Turkey’s refusal of Moscow’s mediating “services” for the negotiations at Gumri infuriated the Bolsheviks.  This is obvious from the instructions, which B. Legran gave B. Mdivani on November 29.  In these instructions, B. Mdivani was sharply but diplomatically criticized for allowing initiative to pass to the Turks.  B. Legran wrote: “Have You received an official notice of the Turkish government about the refusal of our mediation?  On what conditions do the Turks think to conclude peace with Armenia?  What have they reported to You about this?  What declarations did You make?  One must not passively react to the Turkish effort to keep us out of the resolution of the question about Armenia.  Karabekir, in addition, demands the withdrawal of forces from the district of Shakhtakhty and part of Sharur region—the Turks are liberating for themselves Nakhchivan.” [11]   
As far as the Armenian revolutionary committee set up by the Turks was concerned, B. Legran asked who is in this committee, are they local Armenian communists or is this another form of organization?  Legran wrote that, “it is necessary to keep in mind that our comrades cannot be dispatched to this revkom; such a Turkish invention does not deserve the slightest faith as long as they continue to conduct a completely independent policy in Armenia and do not want to recognize our mediation.”  However, I. Stalin, in the spirit of a telegram to V. Lenin on November 16, sent the same telegram on November 29 to the Soviet mission in Erivan in which he advised B. Legran and B. Mdivani that “they must not hurry; they must achieve a strengthening [of the position].  One should not fight with the Turks on behalf of the dashnaks, but it is also impermissible to make concessions to the Turks in everything.  It is necessary … to leave open the question about Kars.  By all appearances, the Turks are acting in Armenia with the approval of the Entente; therefore one must not trust them, one must break them away from the Entente, one must direct them at Georgia and test whether they will go against Georgia.” [12]  
In order not to remain at the side from dramatic events in such a difficult situation, Soviet Russia tried on the one hand to renew the peace talks with the Turks in Moscow that had earlier broken down, but on the other was preparing a revolution in Armenia.  On November 27, the Politburo of the Central committee of the RKP(b) heard a report by I. Stalin “On Caucasian Affairs” and adopted a corresponding decision.  On November 29 at 14:30, Sergo Ordzhonikidze reported to V. Lenin and I. Stalin from Baku that, “I have just received the decision of the Central Committee.  The Armenian revkom dispatched to the Kazakh district for preparatory work has received a mass of appeals from the peasants of the Karavansaray district and Dilizhan, with notes that there is no power there, the army has broken up, and asking for help.  The Revkom at night independently crossed the border and continues its advance on Dilizhan where Soviet Armenia will be proclaimed.” [13] Five minutes later, Sergo Ordzhonikidze telegraphed B. Legran in Erivan and Budu Mdivani in Gumri that, “According to reports just received, the Armenian Revkom, having received a mass of appeals from the peasants of the Dilizhan district, crossed the border that night and were met with delight by the population.  Take all measures for support from the side of Erivan the group of Terteryan and Dro.  Guarantee them inclusion in the revkom and complete security of the dashnaks.” [14] 

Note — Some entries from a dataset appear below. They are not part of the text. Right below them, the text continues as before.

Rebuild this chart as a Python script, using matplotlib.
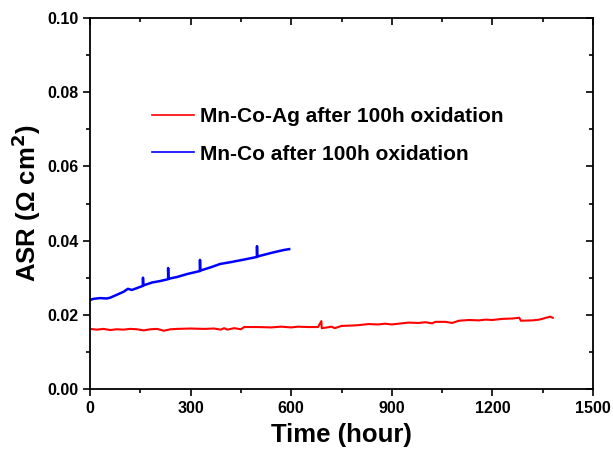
import matplotlib.pyplot as plt
from matplotlib.ticker import MultipleLocator, FormatStrFormatter

# Mn-Co-Ag coating (red)
t_ag = [0, 20, 40, 60, 80, 100, 120, 140, 160, 180, 200, 220, 240, 260, 300,
        340, 370, 390, 400, 410, 430, 450, 460, 500, 540, 570, 600, 620, 650,
        680, 690, 691, 700, 720, 730, 750, 780, 800, 830, 860, 880, 900, 920,
        950, 980, 1000, 1020, 1030, 1060, 1080, 1100, 1130, 1160, 1180, 1200,
        1230, 1260, 1280, 1285, 1320, 1340, 1360, 1372, 1380]
asr_ag = [0.0162, 0.0160, 0.0162, 0.0159, 0.0161, 0.0160, 0.0162, 0.0161,
          0.0158, 0.0161, 0.0162, 0.0157, 0.0161, 0.0162, 0.0163, 0.0162,
          0.0163, 0.0160, 0.0164, 0.0160, 0.0164, 0.0161, 0.0167, 0.0167,
          0.0166, 0.0168, 0.0166, 0.0168, 0.0167, 0.0167, 0.0183, 0.0164,
          0.0165, 0.0168, 0.0164, 0.0170, 0.0171, 0.0172, 0.0175, 0.0174,
          0.0176, 0.0174, 0.0176, 0.0179, 0.0178, 0.0180, 0.0177, 0.0181,
          0.0181, 0.0178, 0.0184, 0.0186, 0.0185, 0.0187, 0.0186, 0.0189,
          0.0190, 0.0192, 0.0184, 0.0185, 0.0187, 0.0192, 0.0195, 0.0192]

# Mn-Co coating (blue)
t_co = [0, 10, 30, 50, 60, 80, 100, 113, 125, 140, 158, 158, 158.5, 185, 209,
        233, 233, 233.5, 260, 290, 328, 328, 328.5, 360, 388, 420, 460, 498,
        498, 498.5, 537, 560, 580, 594]
asr_co = [0.0240, 0.0243, 0.0245, 0.0244, 0.0246, 0.0254, 0.0262, 0.0270,
          0.0267, 0.0272, 0.0278, 0.0300, 0.0279, 0.0287, 0.0291, 0.0296,
          0.0326, 0.0297, 0.0302, 0.0310, 0.0318, 0.0348, 0.0319, 0.0328,
          0.0337, 0.0342, 0.0349, 0.0356, 0.0385, 0.0357, 0.0366, 0.0371,
          0.0375, 0.0377]

labels = ["Mn-Co-Ag after 100h oxidation", "Mn-Co after 100h oxidation"]

plt.rcParams['font.family'] = ['Liberation Sans', 'DejaVu Sans']
plt.rcParams['font.weight'] = 'bold'
plt.rcParams['mathtext.default'] = 'bf'

fig = plt.figure(figsize=(6.13, 4.49), dpi=100)
ax = fig.add_axes([90 / 613, 1 - 389 / 449, 503 / 613, 371 / 449])

ax.plot(t_ag, asr_ag, color='#ff0000', lw=1.5, label=labels[0])
ax.plot(t_co, asr_co, color='#0000ff', lw=1.8, label=labels[1])

ax.set_xlim(0, 1500)
ax.set_ylim(0, 0.10)
ax.xaxis.set_major_locator(MultipleLocator(300))
ax.xaxis.set_minor_locator(MultipleLocator(150))
ax.yaxis.set_major_locator(MultipleLocator(0.02))
ax.yaxis.set_minor_locator(MultipleLocator(0.01))
ax.yaxis.set_major_formatter(FormatStrFormatter('%.2f'))

# ticks out on left/bottom, in on top/right
ax.tick_params(which='both', direction='out', width=1.2, labelsize=11.5,
               top=False, right=False)
ax.tick_params(which='major', length=5)
ax.tick_params(which='minor', length=3)
for side in ['top', 'right', 'left', 'bottom']:
    ax.spines[side].set_linewidth(1.3)
sec_x = ax.secondary_xaxis('top')
sec_x.xaxis.set_major_locator(MultipleLocator(300))
sec_x.xaxis.set_minor_locator(MultipleLocator(150))
sec_x.tick_params(which='both', direction='in', labeltop=False, width=1.2)
sec_x.tick_params(which='major', length=5)
sec_x.tick_params(which='minor', length=3)
sec_y = ax.secondary_yaxis('right')
sec_y.yaxis.set_major_locator(MultipleLocator(0.02))
sec_y.yaxis.set_minor_locator(MultipleLocator(0.01))
sec_y.tick_params(which='both', direction='in', labelright=False, width=1.2)
sec_y.tick_params(which='major', length=5)
sec_y.tick_params(which='minor', length=3)
sec_x.spines['top'].set_visible(False)
sec_y.spines['right'].set_visible(False)

ax.set_xlabel("Time (hour)", fontsize=18.5, fontweight='bold', labelpad=5)
ax.set_ylabel("ASR (Ω cm$^2$)", fontsize=18.5, fontweight='bold', labelpad=3)

leg = ax.legend(loc='upper left', bbox_to_anchor=(0.086, 0.81), frameon=False,
                prop={'size': 15, 'weight': 'bold'}, handlelength=2.0,
                handletextpad=0.3, labelspacing=0.88)
for line in leg.get_lines():
    line.set_linewidth(1.2)

fig.savefig("out.png", dpi=100)
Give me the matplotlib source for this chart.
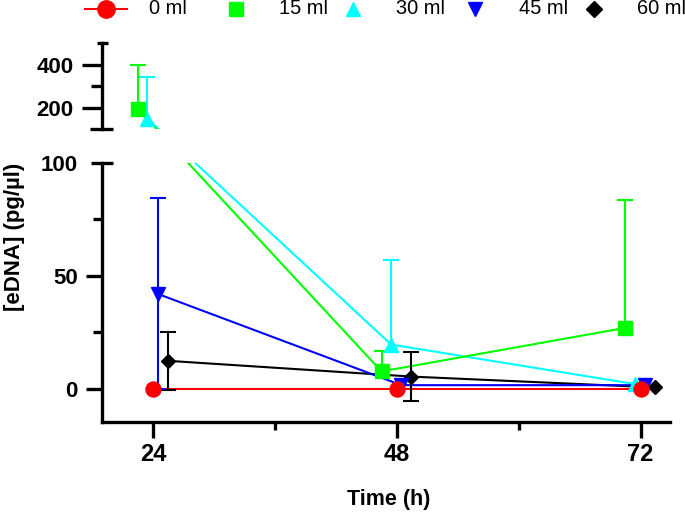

Such is the chronology and the essence of the political crisis on the eve of the Sovietization of Armenia.  In fact, as can be seen, the proclamation of Soviet power for the Armenians on November 29, 1920 in Kazakh and Dilizhan had as its goal the salvation of Armenia, which had suffered collapse in the war with the Turks.

* The article originally appeared, in Russian, in Russia’s Regnum News Agency at http://www.regnum.ru/news/1438182.html#ixzz1Xevxl1D3.

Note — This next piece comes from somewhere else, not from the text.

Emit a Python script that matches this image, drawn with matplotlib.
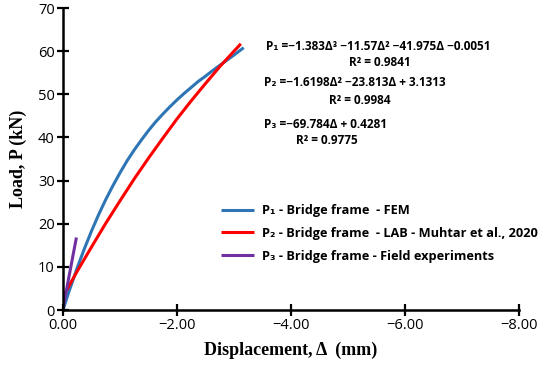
import numpy as np
import matplotlib.pyplot as plt

# === DATA ===
disp_fem = [0.0, -0.1, -0.25, -0.375, -0.5, -0.625, -0.75, -0.875, -1.0, -1.125, -1.25, -1.375,
            -1.5, -1.625, -1.75, -1.875, -2.0, -2.125, -2.25, -2.375, -2.5, -2.625, -2.75,
            -2.875, -3.0, -3.1, -3.17]
load_fem = [0.0, 4.1, 9.8, 14.2, 18.3, 22.1, 25.6, 28.8, 31.8, 34.6, 37.1, 39.4,
            41.6, 43.6, 45.4, 47.1, 48.7, 50.2, 51.6, 53.0, 54.2, 55.5, 56.7,
            57.9, 59.1, 60.1, 60.8]

disp_lab = [0.0, -0.25, -0.5, -0.75, -1.0, -1.25, -1.5, -1.75, -2.0, -2.25, -2.5, -2.75, -3.0, -3.12]
load_lab = [3.1, 9.0, 14.6, 20.1, 25.3, 30.4, 35.2, 39.8, 44.3, 48.5, 52.5, 56.4, 60.0, 61.7]

disp_field = [0.0, -0.235]
load_field = [0.4, 16.8]

x_ticks = [0, -2, -4, -6, -8]
x_ticklabels = ["0.00", "\u22122.00", "\u22124.00", "\u22126.00", "\u22128.00"]
y_ticks = [0, 10, 20, 30, 40, 50, 60, 70]

labels = ["P\u2081 - Bridge frame  - FEM",
          "P\u2082 - Bridge frame  - LAB - Muhtar et al., 2020",
          "P\u2083 - Bridge frame - Field experiments"]
colors = ["#2E75B6", "#FF0000", "#7030A0"]

eqs = [("P\u2081 =\u22121.383\u0394\u00b3 \u221211.57\u0394\u00b2 \u221241.975\u0394 \u22120.0051", "R\u00b2 = 0.9841"),
       ("P\u2082 =\u22121.6198\u0394\u00b2 \u221223.813\u0394 + 3.1313", "R\u00b2 = 0.9984"),
       ("P\u2083 =\u221269.784\u0394 + 0.4281", "R\u00b2 = 0.9775")]

SANS = ["Open Sans", "DejaVu Sans"]
plt.rcParams['font.family'] = SANS

# === PLOT ===
fig = plt.figure(figsize=(5.5, 3.68), dpi=100)
ax = fig.add_axes([63 / 550, 1 - 310 / 368, (519 - 63) / 550, (310 - 8) / 368])

ax.plot(disp_fem, load_fem, color=colors[0], lw=2.2, label=labels[0], solid_capstyle='butt')
ax.plot(disp_lab, load_lab, color=colors[1], lw=2.2, label=labels[1], solid_capstyle='butt')
ax.plot(disp_field, load_field, color=colors[2], lw=2.2, label=labels[2], solid_capstyle='butt')

ax.set_xlim(0, -8)
ax.set_ylim(0, 70)
ax.set_xticks(x_ticks)
ax.set_xticklabels(x_ticklabels)
ax.set_yticks(y_ticks)
ax.tick_params(direction='inout', length=8, width=1.6, labelsize=10.5, pad=2)

for s in ["top", "right"]:
    ax.spines[s].set_visible(False)
for s in ["left", "bottom"]:
    ax.spines[s].set_linewidth(1.8)
    ax.spines[s].set_clip_on(False)

ax.set_xlabel("Displacement, \u0394  (mm)", family="Liberation Serif",
              fontweight="bold", fontsize=13, labelpad=6)
ax.set_ylabel("Load, P (kN)", family="Liberation Serif",
              fontweight="bold", fontsize=13, labelpad=8)

# equations
eq_pos = [((266, 47), (380, 63)), ((264, 83), (360, 101)), ((264, 125), (327, 140))]
for (eq, r2), ((x1, y1), (x2, y2)) in zip(eqs, eq_pos):
    fig.text(x1 / 550, 1 - y1 / 368, eq, fontsize=8.5, fontweight="bold", va="center", ha="left")
    fig.text(x2 / 550, 1 - y2 / 368, r2, fontsize=8.5, fontweight="bold", va="center", ha="center")

leg = ax.legend(loc="upper left", bbox_to_anchor=(221 / 550, 1 - 204 / 368),
                bbox_transform=fig.transFigure, frameon=False,
                prop={"weight": "bold", "size": 9.2}, handlelength=2.6,
                handletextpad=0.6, labelspacing=0.78, borderpad=0, borderaxespad=0)

fig.savefig("out.png", dpi=100)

[1] Immediate telegram of G. Chicherin to G. Ordzhonikidze, 26 November 1920, Russian State Archive of Social-Political History (hereafter RSASPH), f.85, op.14, d.26, l.1.  

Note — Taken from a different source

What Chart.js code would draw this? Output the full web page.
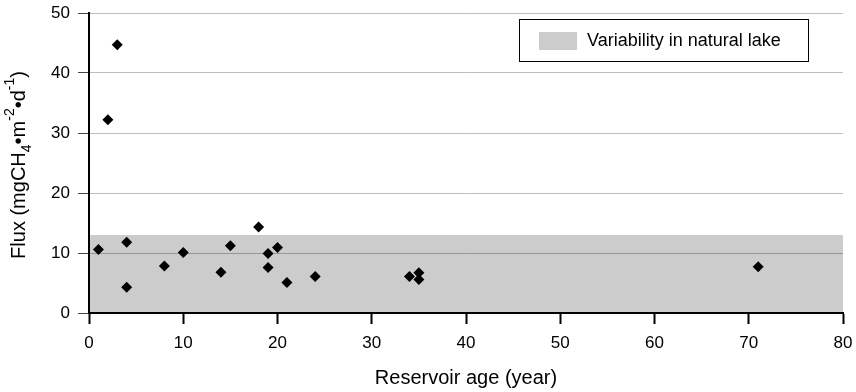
<!DOCTYPE html>
<html>
<head>
<meta charset="utf-8">
<script src="https://cdn.jsdelivr.net/npm/chart.js@4/dist/chart.umd.min.js"></script>
<style>
  html, body { margin: 0; padding: 0; background: #fff; }
  #chart { display: block; }
</style>
</head>
<body>
<canvas id="chart" width="856" height="392"></canvas>
<script>
// reservoir age (years) vs CH4 flux
const ages   = [1, 2, 3, 4, 4, 8, 10, 14, 15, 18, 19, 19, 20, 21, 24, 34, 35, 35, 71];
const fluxes = [10.6, 32.2, 44.7, 11.8, 4.3, 7.85, 10.1, 6.8, 11.2, 14.35, 9.9, 7.6, 10.9, 5.1, 6.1, 6.1, 6.7, 5.6, 7.7];

// natural lake band
const bandAges = [0, 80];
const bandTop  = [13, 13];
const bandLabel = 'Variability in natural lake';

const xTicks = [0, 10, 20, 30, 40, 50, 60, 70, 80];
const yTicks = [0, 10, 20, 30, 40, 50];

const FONT = "'Liberation Sans', Arial, sans-serif";

const legendBox = {
    id: 'legendBox',
    afterDraw(chart) {
        const c = chart.ctx;
        c.save();
        c.fillStyle = '#fff';
        c.fillRect(519.5, 19.5, 289, 42);
        c.strokeStyle = '#000';
        c.lineWidth = 1;
        c.strokeRect(519.5, 19.5, 289, 42);
        c.fillStyle = '#cccccc';
        c.fillRect(539, 32, 38, 18);
        c.fillStyle = '#000';
        c.font = '18px ' + FONT;
        c.textBaseline = 'middle';
        c.fillText(bandLabel, 587, 41);
        c.restore();
    }
};

// y title with subscript / superscripts
const yTitle = {
    id: 'yTitle',
    afterDraw(chart) {
        const parts = [['Flux (mgCH', 0], ['4', 1], ['\u2022m', 0], ['-2', -1], ['\u2022d', 0], ['-1', -1], [')', 0]];
        const c = chart.ctx, a = chart.chartArea;
        c.save();
        const big = '20px ' + FONT, small = '14px ' + FONT;
        let w = 0;
        parts.forEach(p => { c.font = p[1] ? small : big; w += c.measureText(p[0]).width; });
        c.translate(25, (a.top + a.bottom) / 2 + 2);
        c.rotate(-Math.PI / 2);
        c.fillStyle = '#000';
        c.textBaseline = 'alphabetic';
        let x = -w / 2;
        parts.forEach(p => {
            c.font = p[1] ? small : big;
            const dy = p[1] === 1 ? 6 : (p[1] === -1 ? -11 : 0);
            c.fillText(p[0], x, dy);
            x += c.measureText(p[0]).width;
        });
        c.restore();
    }
};

new Chart(document.getElementById('chart'), {
    data: {
        datasets: [
            {
                type: 'line',
                label: bandLabel,
                data: bandAges.map((x, i) => ({ x, y: bandTop[i] })),
                fill: 'origin',
                backgroundColor: 'rgba(0,0,0,0.2)',
                borderWidth: 0,
                pointRadius: 0,
                order: 2
            },
            {
                type: 'scatter',
                label: 'Reservoirs',
                data: ages.map((x, i) => ({ x, y: fluxes[i] })),
                pointStyle: 'rectRot',
                pointRadius: 5.5,
                borderWidth: 0,
                backgroundColor: '#000',
                borderColor: '#000',
                order: 1
            }
        ]
    },
    options: {
        responsive: false,
        devicePixelRatio: 1,
        animation: false,
        layout: { padding: { top: 13, right: 13, bottom: 2, left: 0 } },
        plugins: { legend: { display: false }, tooltip: { enabled: false } },
        scales: {
            x: {
                type: 'linear',
                min: 0, max: 80,
                afterBuildTicks: s => { s.ticks = xTicks.map(v => ({ value: v })); },
                afterFit: s => { s.height = 77; s.paddingLeft = 0; s.paddingRight = 0; },
                border: { color: '#000', width: 2 },
                grid: { drawOnChartArea: false, drawTicks: true, tickLength: 11, tickColor: '#000', tickWidth: 2 },
                ticks: { color: '#000', font: { family: FONT, size: 17 }, padding: 9, maxRotation: 0 },
                title: { display: true, text: 'Reservoir age (year)', color: '#000', font: { family: FONT, size: 20 }, padding: 0 }
            },
            y: {
                type: 'linear',
                min: 0, max: 50,
                afterBuildTicks: s => { s.ticks = yTicks.map(v => ({ value: v })); },
                afterFit: s => { s.width = 89; s.paddingTop = 0; s.paddingBottom = 0; },
                border: { color: '#000', width: 2 },
                grid: { color: '#bdbdbd', lineWidth: 1, drawTicks: true, tickLength: 11, tickColor: '#444' },
                ticks: { color: '#000', font: { family: FONT, size: 17 }, padding: 8 }
            }
        }
    },
    plugins: [legendBox, yTitle]
});
</script>
</body>
</html>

[2] Telegram of G. Ordzhonikidze and A. Sheynman to G. Chicherin, 29 November 1920, Foreign Policy Archive of the Russian Federation (hereafter FPA RF), f.04, op.39, p.232, d.52987, l.49. 

[3] Telegram of G. Chicherin to B. Legran, 2 December 1920, RSASPH, f.85, op.14, d.26, l.6. 

[4] Telegram of B. Legran to G. Chicherin, 28 November 1920, RSASPH, f.64, op.1, d.21, l.255-256.

[5] Radiogram of P. Mdivani to G. Ordzhonikidze, 28 November 1920, RSASPH, f.85, op.14, d.33, l.6.

[6] B. Shakhtakhtinsky to G. Ordzhonikidze, Conversation with Kazym-pasha, 28 November 1920, RSASPH, f.85, op.C /Turkey/, d.31, l.3. 

[7] B. Shakhtakhtinsky to G. Ordzhonikidze, Conversation with Kazym-pasha, 28 November 1920, RSASPH, f.85, op.C /Turkey/, d.31, l.3. 

[8] B. Shakhtakhtinsky to G. Ordzhonikidze, Conversation with Kazym-Pasha, 28 November 1920, RSASPH, f.85, op.C /Turkey/, d.31, l. 3-4.  

[9] Text of a telegram of Ahmed Mukhtar-bey to K. Karabekir-pasha, Mehmet Shevket-bey and Kazym-bey, 1 December 1920, FPA RF, f.04, op.39, p.232, d.52987, l.53. 

[10] Letter of Ahmet Mukhtar-bey to G. Chicherin, 2 December 1920, FPA RF, f.04, op.39, p.232, d.52987, l.58. 

[11] Telegram of B. Legran to P. Mdivani, Copy to G. Chicherin, 29 November 1920, RSASPH, f.64, op.1, d.21, l.259. 

[12] Telegram of I. Stalin to B. Legran and P. Mdivani, 29 November 1920, RSASPH, f.64, op.1, d.21, l.260. 

[13] Telegram of G. Ordzhonikidze to V. Lenin and I. Stalin, 29 November 1920, RSASPH, f.85, op.14, d.33, l.2. 

[14] Telegram of G. Ordzhonikidze to B. Legran and P. Mdivani, 29 November 1920, RSASPH, f.85, op.14, d.33, l.3.